И Тапело посмотрела на меня. Я хотела отвернуться, спастись от этого взгляда, но не смогла. Я не могу отвернуться, когда на меня смотрят.
— Скажи ей, девочка, — сказала Хендерсон.
И Тапело сказала.
Она сказала мне, как я выгляжу.
Можно
По лондонской окружной. Вокруг города, по широкой орбите. Здесь машин больше, и надо быть осторожнее. Хотя тут стоят ограничители скорости и полицейские патрулируют автостраду, вокруг хватает придурков. Это либо отчаянные трудоголики, которые, несмотря ни на что, продолжают работать — даже притом, что уровень шума повышается с каждым днем. Либо пропащие люди, которым уже все равно. В нас уже чуть не въехали пару раз. Было по-настоящему страшно. И все бы ничего, но Павлин, похоже, уже на пределе. И он не дает никому сесть за руль. Пытается что-то себе доказать; не желает смириться с тем, что болезнь побеждает, что ему стало хуже, что он теряет контроль.
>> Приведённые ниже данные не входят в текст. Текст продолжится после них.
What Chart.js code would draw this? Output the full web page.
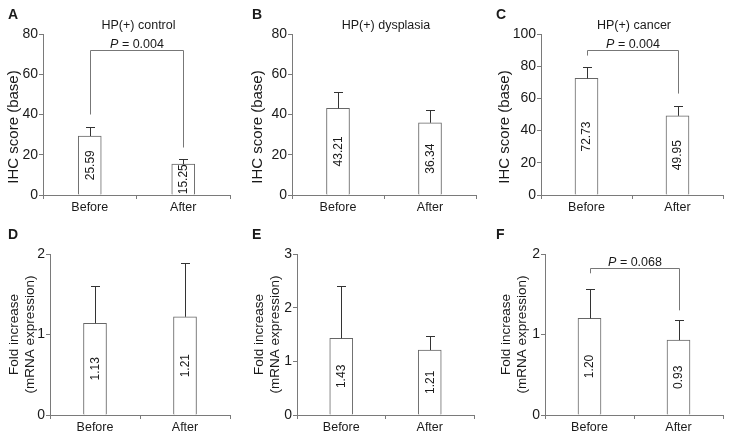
<!DOCTYPE html>
<html>
<head>
<meta charset="utf-8">
<script src="https://cdn.jsdelivr.net/npm/chart.js@4.4.1/dist/chart.umd.min.js"></script>
<style>
  html, body { margin: 0; padding: 0; background: #fff; }
  #fig { position: relative; width: 731px; height: 440px; overflow: hidden; }
  #fig canvas { position: absolute; }
</style>
</head>
<body>
<div id="fig"></div>
<script>
// ---- data ----
const categories = ['Before', 'After'];

const ihcControl = [29.3, 15.4];
const ihcControlErr = [33.9, 17.9];
const ihcControlText = ['25.59', '15.25'];

const ihcDysplasia = [43.1, 35.9];
const ihcDysplasiaErr = [51.0, 42.0];
const ihcDysplasiaText = ['43.21', '36.34'];

const ihcCancer = [72.4, 49.2];
const ihcCancerErr = [79.6, 55.5];
const ihcCancerText = ['72.73', '49.95'];

const mrnaControl = [1.14, 1.22];
const mrnaControlErr = [1.60, 1.89];
const mrnaControlText = ['1.13', '1.21'];

const mrnaDysplasia = [1.43, 1.21];
const mrnaDysplasiaErr = [2.41, 1.47];
const mrnaDysplasiaText = ['1.43', '1.21'];

const mrnaCancer = [1.20, 0.93];
const mrnaCancerErr = [1.57, 1.18];
const mrnaCancerText = ['1.20', '0.93'];

// brackets: [top, left end, right end] in axis units
const bracketA = [72, 40, 23.6];
const bracketC = [90.3, 86.6, 63];
const bracketF = [1.83, 1.76, 1.30];

const FONT = '"Liberation Sans", Arial, Helvetica, sans-serif';
const AXIS = '#7a7a7a';
const TEXT = '#1a1a1a';

// trailing spaces nudge the rotated title down a little, like the original
const ihcTitle = 'IHC score (base)      ';
const mrnaTitle = ['Fold increase', '(mRNA expression)'];

const panels = [
  { letter: 'A', title: 'HP(+) control', x: 0, y: 0, w: 244, left: 43, right: 230,
    values: ihcControl, err: ihcControlErr, text: ihcControlText, max: 80, step: 20,
    yTitle: ihcTitle, titleFont: 15, titlePad: 5, bracket: bracketA, p: '0.004' },
  { letter: 'B', title: 'HP(+) dysplasia', x: 244, y: 0, w: 244, left: 48, right: 232,
    values: ihcDysplasia, err: ihcDysplasiaErr, text: ihcDysplasiaText, max: 80, step: 20,
    yTitle: ihcTitle, titleFont: 15, titlePad: 5 },
  { letter: 'C', title: 'HP(+) cancer', x: 488, y: 0, w: 243, left: 53, right: 235,
    values: ihcCancer, err: ihcCancerErr, text: ihcCancerText, max: 100, step: 20,
    yTitle: ihcTitle, titleFont: 15, titlePad: 8, bracket: bracketC, p: '0.004' },
  { letter: 'D', x: 0, y: 220, w: 244, left: 50, right: 230,
    values: mrnaControl, err: mrnaControlErr, text: mrnaControlText, max: 2, step: 1,
    yTitle: mrnaTitle, titleFont: 13.5, titlePad: 6 },
  { letter: 'E', x: 244, y: 220, w: 244, left: 53, right: 230,
    values: mrnaDysplasia, err: mrnaDysplasiaErr, text: mrnaDysplasiaText, max: 3, step: 1,
    yTitle: mrnaTitle, titleFont: 13.5, titlePad: 7 },
  { letter: 'F', x: 488, y: 220, w: 243, left: 57, right: 235,
    values: mrnaCancer, err: mrnaCancerErr, text: mrnaCancerText, max: 2, step: 1,
    yTitle: mrnaTitle, titleFont: 13.5, titlePad: 10, bracket: bracketF, p: '0.068' }
];

// error bars, value labels, brackets, titles
const decor = {
  id: 'decor',
  afterDatasetsDraw(chart, args, o) {
    const ctx = chart.ctx, ys = chart.scales.y;
    const bars = chart.getDatasetMeta(0).data;
    ctx.save();
    ctx.strokeStyle = '#333';
    ctx.lineWidth = 1;
    bars.forEach((bar, i) => {
      const bx = Math.round(bar.x) + 0.5;
      const top = Math.round(ys.getPixelForValue(o.err[i])) + 0.5;
      ctx.beginPath();
      ctx.moveTo(bx, bar.y);
      ctx.lineTo(bx, top);
      ctx.moveTo(bx - 4.5, top);
      ctx.lineTo(bx + 4.5, top);
      ctx.stroke();
    });
    ctx.fillStyle = TEXT;
    ctx.font = '12px ' + FONT;
    ctx.textAlign = 'center';
    ctx.textBaseline = 'middle';
    bars.forEach((bar, i) => {
      ctx.save();
      ctx.translate(bar.x + 0.5, (bar.y + bar.base) / 2);
      ctx.rotate(-Math.PI / 2);
      ctx.fillText(o.text[i], 0, 0);
      ctx.restore();
    });
    if (o.bracket) {
      const [t, l, r] = o.bracket;
      const x1 = Math.round(bars[0].x) + 0.5, x2 = Math.round(bars[1].x) + 0.5;
      const yt = Math.round(ys.getPixelForValue(t)) + 0.5;
      ctx.strokeStyle = '#777';
      ctx.beginPath();
      ctx.moveTo(x1, ys.getPixelForValue(l));
      ctx.lineTo(x1, yt);
      ctx.lineTo(x2, yt);
      ctx.lineTo(x2, ys.getPixelForValue(r));
      ctx.stroke();
      // "P = 0.004" with italic P
      const rest = ' = ' + o.p;
      ctx.textBaseline = 'alphabetic';
      ctx.textAlign = 'left';
      ctx.font = 'italic 12.5px ' + FONT;
      const wP = ctx.measureText('P').width;
      ctx.font = '12.5px ' + FONT;
      const wR = ctx.measureText(rest).width;
      const sx = (x1 + x2) / 2 - (wP + wR) / 2;
      ctx.font = 'italic 12.5px ' + FONT;
      ctx.fillText('P', sx, yt - 3);
      ctx.font = '12.5px ' + FONT;
      ctx.fillText(rest, sx + wP, yt - 3);
    }
    ctx.restore();
  },
  afterDraw(chart, args, o) {
    const ctx = chart.ctx, a = chart.chartArea;
    ctx.save();
    ctx.fillStyle = TEXT;
    ctx.textBaseline = 'alphabetic';
    ctx.textAlign = 'left';
    ctx.font = 'bold 14px ' + FONT;
    ctx.fillText(o.letter, 8, 19);
    if (o.title) {
      ctx.font = '12.5px ' + FONT;
      ctx.textAlign = 'center';
      ctx.textBaseline = 'middle';
      ctx.fillText(o.title, (a.left + a.right) / 2 + 2, 26);
    }
    ctx.restore();
  }
};

const fig = document.getElementById('fig');
const charts = [];

panels.forEach(p => {
  const cv = document.createElement('canvas');
  cv.width = p.w; cv.height = 220;
  cv.style.left = p.x + 'px';
  cv.style.top = p.y + 'px';
  cv.style.width = p.w + 'px';
  cv.style.height = '220px';
  fig.appendChild(cv);

  charts.push(new Chart(cv.getContext('2d'), {
    type: 'bar',
    data: {
      labels: categories,
      datasets: [{
        data: p.values,
        backgroundColor: '#fff',
        borderColor: '#666',
        borderWidth: 1,
        borderSkipped: 'bottom',
        barThickness: 23
      }]
    },
    options: {
      responsive: false,
      animation: false,
      devicePixelRatio: 1,
      events: [],
      layout: { padding: { left: 0, top: 34, right: p.w - p.right, bottom: 0 } },
      plugins: {
        legend: { display: false },
        tooltip: { enabled: false },
        decor: { letter: p.letter, title: p.title, err: p.err, text: p.text, bracket: p.bracket, p: p.p }
      },
      scales: {
        x: {
          offset: true,
          grid: { offset: true, drawOnChartArea: false, drawTicks: true, tickLength: 4, color: AXIS },
          border: { display: true, color: AXIS },
          ticks: { color: TEXT, font: { family: FONT, size: 12.5 }, padding: 1, maxRotation: 0 },
          afterFit(s) { s.height = 25; }
        },
        y: {
          min: 0, max: p.max,
          grid: { drawOnChartArea: false, drawTicks: true, tickLength: 4, color: AXIS },
          border: { display: true, color: AXIS },
          ticks: { stepSize: p.step, color: TEXT, font: { family: FONT, size: 14 }, padding: 1 },
          title: { display: true, text: p.yTitle, color: TEXT,
                   font: { family: FONT, size: p.titleFont, lineHeight: 1.2 },
                   padding: { top: p.titlePad, bottom: 0 } },
          afterFit(s) { s.width = p.left; }
        }
      }
    },
    plugins: [decor]
  }));
});
</script>
</body>
</html>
Бежать уже некуда. Болезнь пожирает весь мир и когда-нибудь доберется и до тебя…
Хендерсон сидит впереди. Она какая-то необычно тихая. Я знаю: она беспокоится.
Девочка, Тапело, сидит со мной, сзади.
На самом деле мы не то чтобы пришли к соглашению. Ну, что Тапело поедет с нами. «Она может нам пригодиться». Слова Павлина. А Хендерсон только кивнула, и мы все вчетвером вышли из той забегаловки и уселись в машину. У меня было чувство, что все, что со мной происходит, происходит само по себе, а меня просто тянет за происходящим. Эти события — они от меня не зависят, но если бы мне удалось ухватиться за них, если бы я поняла их смысл, если бы я сумела что-то из них сотворить, если бы…
Мы едем.
Тапело читает книжку. Эдгар Аллан По, издание в мягкой обложке. «Гротески и арабески».
Я помню, она говорила, что учится в колледже. Надо думать, она его бросила. Она бросила все: и семью, и друзей. Ведь наверняка у нее есть семья. Мама, папа. Может быть, и бойфренд, но она бросила все.
Это поспешное, опрометчивое решение.
Бросить все. Освободиться.
Я даже представить себе не могу, каково этим людям, у которых иммунитет к болезни. Я раньше таких не встречала. Я знаю, что их очень мало и им сейчас нелегко. За ними охотятся, их убивают. Известен один жуткий случай, когда мужчину нашли с перерезанным горлом — у него высосали всю кровь. Помню, у нас в журнале была статья об этих людях. Каждую неделю они должны появляться в больнице, к которой прикреплены, чтобы сдать кровь. У них в крови есть какой-то гормон, на основе которого делается «Просвет». Говорят, что одна капля такой гормональной вытяжки подавляет больше миллиона искаженных сигналов.